What you will do: Exclude the pictures, then repeat the remaining data exactly.

Data block:

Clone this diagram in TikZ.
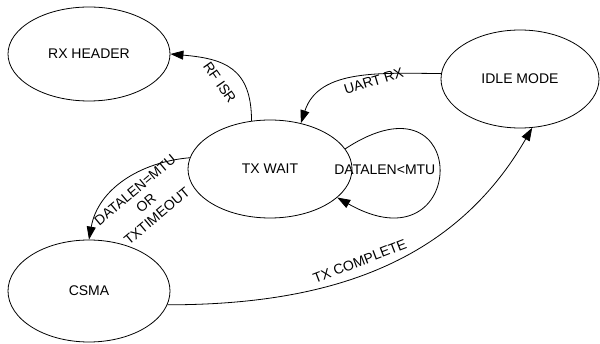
\documentclass[tikz,border=0pt]{standalone}
\usepackage{fontspec}
\setmainfont{Liberation Sans}
\usetikzlibrary{shapes.geometric,arrows.meta}

\begin{document}
\begin{tikzpicture}
  [x=1pt,y=1pt,every node/.style={font=\fontsize{14}{17}\selectfont},
   state/.style={ellipse,draw,line width=.8pt,inner sep=0pt},
   trans/.style={line width=.8pt,-{Triangle[length=13pt,width=9pt]}}]
  \useasboundingbox (0,0) rectangle (600,343);
  \node[state,minimum width=162,minimum height=94] (rx) at (89,289) {RX HEADER};
  \node[state,minimum width=164,minimum height=98] (txwait) at (270,174) {TX WAIT};
  \node[state,minimum width=158,minimum height=98] (idle) at (520,264) {IDLE MODE};
  \node[state,minimum width=162,minimum height=102] (csma) at (89,52) {CSMA};
  \draw[trans] (txwait.111) to[out=90,in=-5,looseness=1.3] node[pos=.45,rotate=-55,anchor=north,inner sep=13pt] {RF ISR} (rx.east);
  \draw[trans] (idle.176) to[out=180,in=72] node[pos=.4,rotate=17,anchor=north,inner sep=1pt] {UART RX} (txwait.56);
  \draw[trans] (txwait.172) to[out=185,in=80] (csma.north);
  \node[rotate=40,align=center,inner sep=0pt] (why) at (146,140) {DATALEN=MTU\\OR\\TXTIMEOUT};
  \draw[trans] (csma.-10) to[out=0,in=-120] node[pos=.46,rotate=21,anchor=south,inner sep=8pt] {TX COMPLETE} (idle.-76);
  \draw[trans] (txwait.15) .. controls +(128,84) and +(132,-75) .. node[pos=.5,left,inner sep=3pt] {DATALEN<MTU} (txwait.-23);
\end{tikzpicture}
\end{document}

Answer for the task:
Clone this diagram in TikZ.
\documentclass[tikz,border=0pt]{standalone}
\usepackage{fontspec}
\setmainfont{Liberation Sans}
\usetikzlibrary{shapes.geometric,arrows.meta}

\begin{document}
\begin{tikzpicture}
  [x=1pt,y=1pt,every node/.style={font=\fontsize{14}{17}\selectfont},
   state/.style={ellipse,draw,line width=.8pt,inner sep=0pt},
   trans/.style={line width=.8pt,-{Triangle[length=13pt,width=9pt]}}]
  \useasboundingbox (0,0) rectangle (600,343);
  \node[state,minimum width=162,minimum height=94] (rx) at (89,289) {RX HEADER};
  \node[state,minimum width=164,minimum height=98] (txwait) at (270,174) {TX WAIT};
  \node[state,minimum width=158,minimum height=98] (idle) at (520,264) {IDLE MODE};
  \node[state,minimum width=162,minimum height=102] (csma) at (89,52) {CSMA};
  \draw[trans] (txwait.111) to[out=90,in=-5,looseness=1.3] node[pos=.45,rotate=-55,anchor=north,inner sep=13pt] {RF ISR} (rx.east);
  \draw[trans] (idle.176) to[out=180,in=72] node[pos=.4,rotate=17,anchor=north,inner sep=1pt] {UART RX} (txwait.56);
  \draw[trans] (txwait.172) to[out=185,in=80] (csma.north);
  \node[rotate=40,align=center,inner sep=0pt] (why) at (146,140) {DATALEN=MTU\\OR\\TXTIMEOUT};
  \draw[trans] (csma.-10) to[out=0,in=-120] node[pos=.46,rotate=21,anchor=south,inner sep=8pt] {TX COMPLETE} (idle.-76);
  \draw[trans] (txwait.15) .. controls +(128,84) and +(132,-75) .. node[pos=.5,left,inner sep=3pt] {DATALEN<MTU} (txwait.-23);
\end{tikzpicture}
\end{document}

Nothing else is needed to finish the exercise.